Agent Properties dialog showing Mail Settings

There’s also the T-SQL route, which is useful for adding this configuration to a general “initial” script (such as ours: https://github.com/DC-AC/SQL2016_Scripted_Install) so you don’t have to worry about this on new instances that you install/setup. It’s a quick SP call to enable mail:

EXEC msdb.dbo.sp_set_sqlagent_properties @databasemail_profile=N’Main Profile’

Assign the mail profile you want to use, and go. The UI by default and greyed out (at least on a few 2016 instances that I’ve checked recently) checks the “Save copies of the sent messages in the Sent Items Folder” option. This option can be driven with the email_save_in_sent_folder parameter on the proc. Set it to 1 to turn on that option. True story: I have no idea where that mail gets saved on a SQL Server; I assume it goes to the “Sent Items” folder in the mailbox the profile is configured to use, but I’ve never actually configured this with a mailbox that I have access to to see.

This T-SQL step assumes SQL Server on Windows. If you’re doing this on Linux…well, it’s different. I’m not going to reproduce that work here, because it may change since SQL 2017 is still in RC at this point. So, if you’re doing this on Linux, check out the official docs for that process.

Moral of the story here: Don’t be a dumbass like me; turn on DB Mail in the Agent!

Maintenance Plans: They don’t like it when DBAs leave

Discovered some…interesting…information about Maintenance Plans a few weeks ago when we had a DBA leave. I don’t think it warrants being called a “bug”, but it is behavior that I don’t think is ideal, and it definitely can cause issues for us and others. The good news here is that I did get a workaround nailed down (thanks to the help of Random Internet Guy), although we haven’t decided whether or not we’re going to use it.

How this all started

Recently, we had one of our DBAs leave. (Incidentally, this is the first time ever that I’ve had this happen to me and also the first time one has left this company.) After he left at the end of his last day, I pulled all of his access to the Production systems. We knew that any Agent jobs that he happened to own would start failing, and sure enough, there were a few failures that evening and over the course of the weekend.
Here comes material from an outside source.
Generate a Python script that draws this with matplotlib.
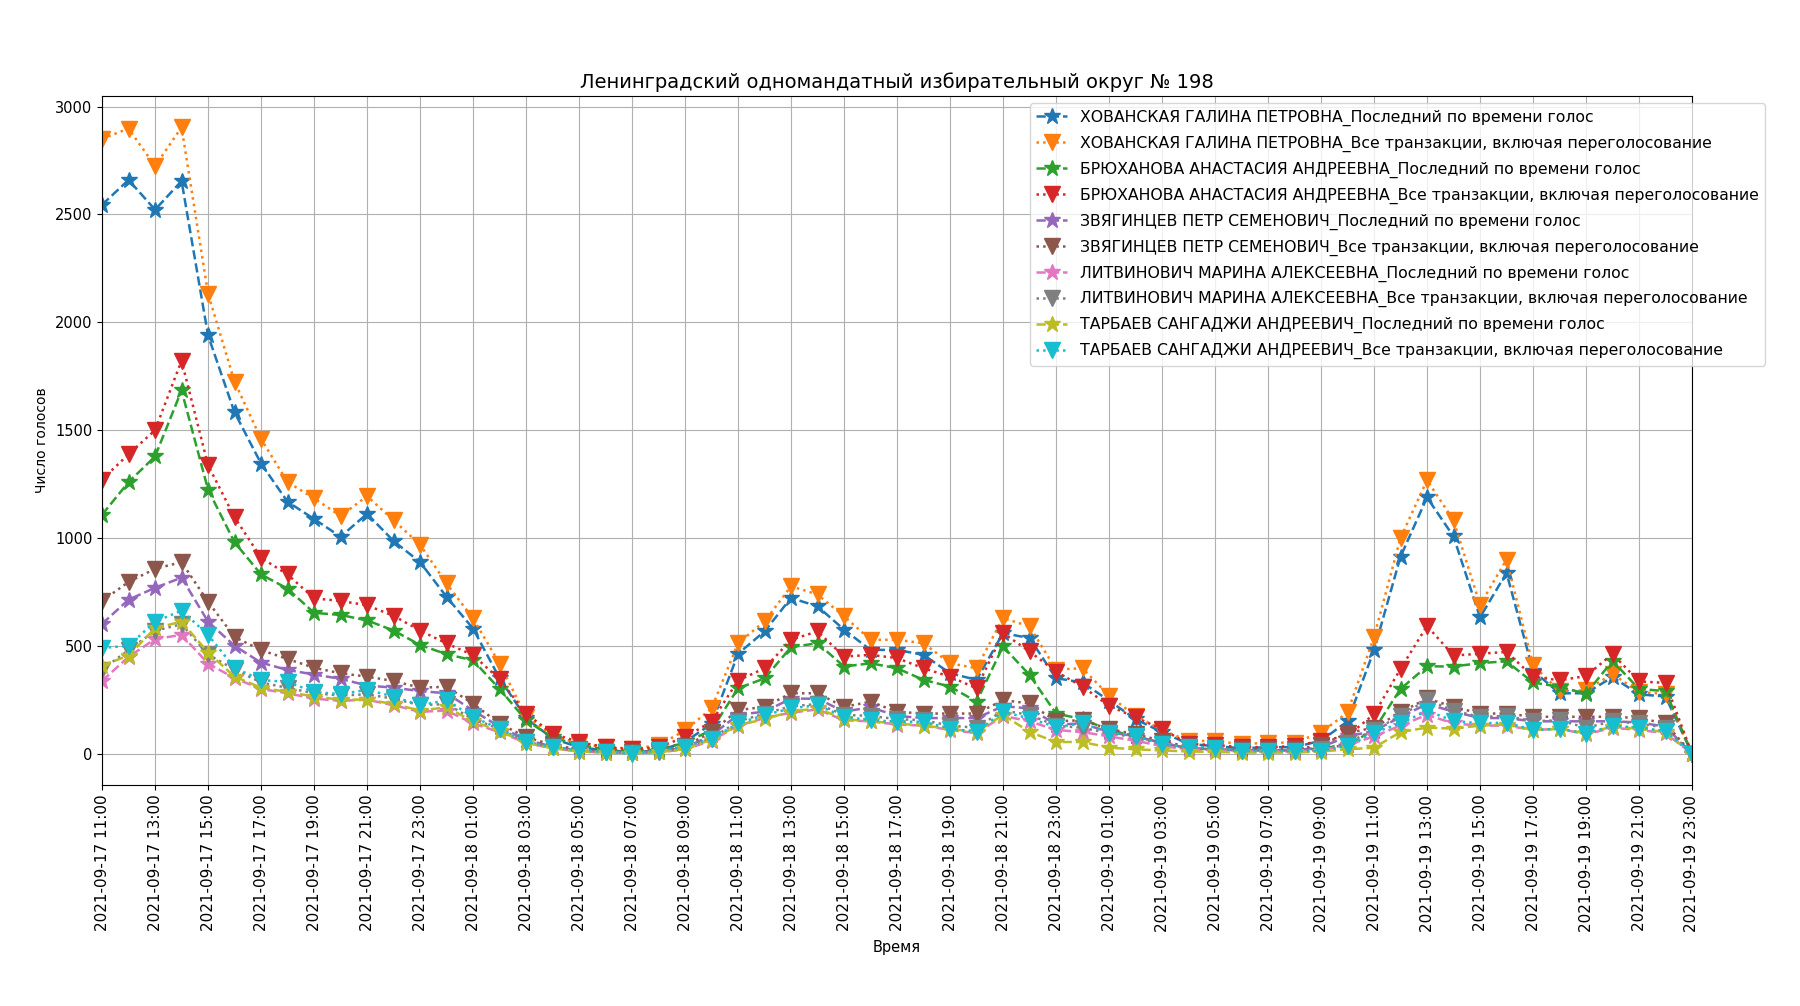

One of these failures turned into a little more of an involved situation: The Maintenance Plan on the only production SQL 2008 box he set up failed. With us being used to SQL 2000, this was expected to be an easy fix and life would go on. Except, it wasn’t.
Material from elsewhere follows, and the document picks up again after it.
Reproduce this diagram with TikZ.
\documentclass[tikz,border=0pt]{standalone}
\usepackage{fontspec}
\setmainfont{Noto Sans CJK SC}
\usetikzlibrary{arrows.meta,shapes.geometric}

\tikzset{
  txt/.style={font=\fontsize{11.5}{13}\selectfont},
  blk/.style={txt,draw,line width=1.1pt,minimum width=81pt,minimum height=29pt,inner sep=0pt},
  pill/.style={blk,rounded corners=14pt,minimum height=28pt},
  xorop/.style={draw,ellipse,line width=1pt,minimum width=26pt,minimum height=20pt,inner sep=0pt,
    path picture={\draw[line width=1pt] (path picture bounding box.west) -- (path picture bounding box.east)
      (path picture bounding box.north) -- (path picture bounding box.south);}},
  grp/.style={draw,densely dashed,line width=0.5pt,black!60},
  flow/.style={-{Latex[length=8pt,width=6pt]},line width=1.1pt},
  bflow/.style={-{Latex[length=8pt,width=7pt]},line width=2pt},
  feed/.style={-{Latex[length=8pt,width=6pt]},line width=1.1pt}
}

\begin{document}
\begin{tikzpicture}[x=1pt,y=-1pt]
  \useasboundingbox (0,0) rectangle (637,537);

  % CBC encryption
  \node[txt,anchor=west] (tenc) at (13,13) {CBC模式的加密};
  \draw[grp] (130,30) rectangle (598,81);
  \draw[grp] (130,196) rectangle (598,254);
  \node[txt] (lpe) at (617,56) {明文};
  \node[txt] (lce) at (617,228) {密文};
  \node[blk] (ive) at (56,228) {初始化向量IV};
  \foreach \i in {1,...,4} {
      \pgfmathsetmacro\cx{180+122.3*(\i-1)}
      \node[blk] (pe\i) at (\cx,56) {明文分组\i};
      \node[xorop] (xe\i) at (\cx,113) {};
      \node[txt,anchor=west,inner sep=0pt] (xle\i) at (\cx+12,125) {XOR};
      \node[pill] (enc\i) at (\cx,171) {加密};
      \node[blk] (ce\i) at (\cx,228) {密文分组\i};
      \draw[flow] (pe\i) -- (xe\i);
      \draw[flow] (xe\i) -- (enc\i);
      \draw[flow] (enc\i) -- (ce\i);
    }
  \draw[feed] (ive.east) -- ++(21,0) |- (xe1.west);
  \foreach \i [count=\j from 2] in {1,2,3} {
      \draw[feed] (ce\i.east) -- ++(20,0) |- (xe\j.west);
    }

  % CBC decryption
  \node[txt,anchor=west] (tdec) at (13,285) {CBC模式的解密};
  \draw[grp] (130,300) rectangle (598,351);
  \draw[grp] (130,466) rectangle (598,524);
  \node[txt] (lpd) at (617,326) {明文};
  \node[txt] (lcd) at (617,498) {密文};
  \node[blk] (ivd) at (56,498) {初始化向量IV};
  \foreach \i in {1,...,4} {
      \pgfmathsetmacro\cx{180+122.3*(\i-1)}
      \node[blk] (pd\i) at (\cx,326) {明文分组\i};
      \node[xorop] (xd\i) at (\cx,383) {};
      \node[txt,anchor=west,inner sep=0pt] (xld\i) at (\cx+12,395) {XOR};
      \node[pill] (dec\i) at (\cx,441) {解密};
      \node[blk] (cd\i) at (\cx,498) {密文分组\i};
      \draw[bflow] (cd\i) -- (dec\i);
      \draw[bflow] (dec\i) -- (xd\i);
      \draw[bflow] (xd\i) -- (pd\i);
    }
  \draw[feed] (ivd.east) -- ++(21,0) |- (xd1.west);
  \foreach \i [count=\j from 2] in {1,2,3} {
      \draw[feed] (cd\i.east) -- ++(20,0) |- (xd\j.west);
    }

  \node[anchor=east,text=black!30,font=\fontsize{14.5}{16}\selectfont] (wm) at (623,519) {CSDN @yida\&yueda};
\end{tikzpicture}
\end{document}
Toto, I’ve a feeling this isn’t SQL 2000 any more

First attempt to fix this was to change the owner of the SQL Agent Job to ‘sa’. He’s our standard job owner for consistency and because that makes the job impervious to people leaving. The job still failed, although the error was different this time. Obviously the Agent Job owner had some role in all of this, but it wasn’t the whole story, as things weren’t fixed.
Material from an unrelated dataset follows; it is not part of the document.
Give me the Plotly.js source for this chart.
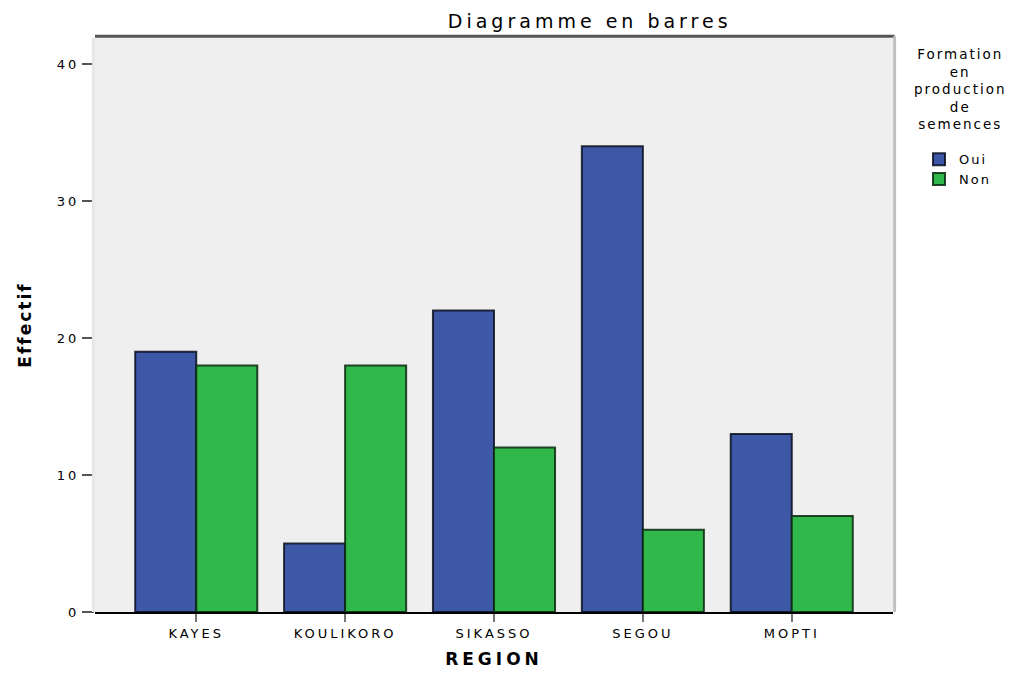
<!DOCTYPE html>
<html>
<head>
<meta charset="utf-8">
<script src="https://cdn.plot.ly/plotly-3.0.1.min.js"></script>
<style>
html,body{margin:0;padding:0;background:#fff;}
#chart{width:1022px;height:676px;}
#chart .gtitle{letter-spacing:4px;}
#chart .xtick text{letter-spacing:3px;}
#chart .ytick text{letter-spacing:3px;}
#chart .g-xtitle text{letter-spacing:4px;}
#chart .g-ytitle text{letter-spacing:2px;}
#chart .annotation-text, #chart .legendtext{letter-spacing:2px;}
</style>
</head>
<body>
<div id="chart"></div>
<script>
const regions = ["KAYES", "KOULIKORO", "SIKASSO", "SEGOU", "MOPTI"];
const oui = [19, 5, 22, 34, 13];
const non = [18, 18, 12, 6, 7];
const yTicks = [0, 10, 20, 30, 40];
const seriesNames = ["Oui", "Non"];
const legendTitle = "Formation<br>en<br>production<br>de<br>semences";

const font = "DejaVu Sans, Liberation Sans, sans-serif";
const traces = [
  {type: "bar", name: seriesNames[0], x: regions, y: oui,
   marker: {color: "#3e58a8", line: {color: "rgba(10,15,30,0.85)", width: 2}}},
  {type: "bar", name: seriesNames[1], x: regions, y: non,
   marker: {color: "#30b84a", line: {color: "rgba(10,40,15,0.85)", width: 2}}}
];
const layout = {
  width: 1022, height: 676,
  margin: {l: 95, r: 129, t: 38, b: 64},
  paper_bgcolor: "#ffffff", plot_bgcolor: "#efefef",
  barmode: "group", bargap: 0.18, bargroupgap: 0,
  font: {family: font, color: "#000"},
  title: {text: "Diagramme en barres", x: 0.577, xanchor: "center", y: 0.978, yanchor: "top",
          font: {size: 19, family: font}},
  xaxis: {range: [-0.68, 4.68], showgrid: false, showline: true, linecolor: "#000", linewidth: 2,
          ticks: "outside", ticklen: 8, tickcolor: "#777", tickwidth: 2,
          tickfont: {size: 13, family: font}, zeroline: false,
          title: {text: "<b>REGION</b>", font: {size: 17, family: font}, standoff: 14}},
  yaxis: {range: [0, 41.9], tickvals: yTicks, showgrid: false, showline: false, zeroline: false,
          ticks: "outside", ticklen: 12, tickcolor: "#555", tickwidth: 2,
          tickfont: {size: 13, family: font},
          title: {text: "<b>Effectif</b>", font: {size: 17, family: font}, standoff: 26}},
  showlegend: true,
  legend: {x: 1.0326, xanchor: "left", y: 0.815, yanchor: "top", bgcolor: "rgba(0,0,0,0)",
           font: {size: 13, family: font}, itemwidth: 30, tracegroupgap: 0},
  annotations: [
    {xref: "paper", yref: "paper", x: 1.084, y: 0.99, xanchor: "center", yanchor: "top",
     text: legendTitle, showarrow: false, align: "center",
     font: {size: 13.5, family: font, color: "#000"}}
  ],
  shapes: [
    {type: "line", xref: "paper", yref: "paper", x0: 0, x1: 1.002, y0: 1.003, y1: 1.003,
     line: {color: "#555", width: 3}},
    {type: "line", xref: "paper", yref: "paper", x0: 1.002, x1: 1.002, y0: 0, y1: 1.003,
     line: {color: "#c0c0c0", width: 3}},
    {type: "line", xref: "paper", yref: "paper", x0: -0.002, x1: -0.002, y0: 0, y1: 1,
     line: {color: "#e6e6e6", width: 3}}
  ]
};
Plotly.newPlot("chart", traces, layout, {displayModeBar: false, staticPlot: true});
</script>
</body>
</html>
After changing the Job owner, this is the error that occurred:

Executed as user: <SQL Service acct>, [blah blah blah]  Started:  11:25:38 AM  Error: 2010-10-06 11:25:39.76     Code: 0xC002F210     Source: <not sure if this GUID is secure or not> Execute SQL Task     Description: Executing the query “DECLARE @Guid UNIQUEIDENTIFIER      EXECUTE msdb..sp…” failed with the following error: “The EXECUTE permission was denied on the object ‘sp_maintplan_open_logentry’, database ‘msdb’, schema ‘dbo’.“. Possible failure reasons: Problems with the query, “ResultSet” property not set correctly, parameters not set correctly, or connection not established correctly.  End Error  Warning: 2010-10-06 11:25:39.79     Code: 0x80019002     Source: OnPreExecute      Description: SSIS Warning Code DTS_W_MAXIMUMERRORCOUNTREACHED.  [blah blah blah] Error: 2010-10-06 11:25:40.58     Code: 0xC0024104     Source: Check Database Integrity Task      Description: The Execute method on the task returned error code 0x80131501 (An exception occurred while executing a Transact-SQL statement or batch.). The Execute method must succeed, and indicate the result using an “out” parameter.  End Error  Error: 2010-10-06 11:25:40.64     Code: 0xC0024104     Source: <another GUID>      Description: The Execute method on the task returned error code 0x80131501 (An exception occurred while executing a Transact-SQL statement or batch.). The Execute method must succeed, and indicate the result using an “out” parameter.  End Error  Warning: 2010-10-06 11:25:40.64     Code: 0x80019002     Source: OnPostExecute      Description: SSIS Warning Code DTS_W_MAXIMUMERRORCOUNTREACHED. [blah blah blah] End Warning  DTExec: The package execution returned DTSER_FAILURE (1).  Started:  11:25:38 AM  Finished: 11:25:40 AM  Elapsed:  2.64 seconds.  The package execution failed.  The step failed.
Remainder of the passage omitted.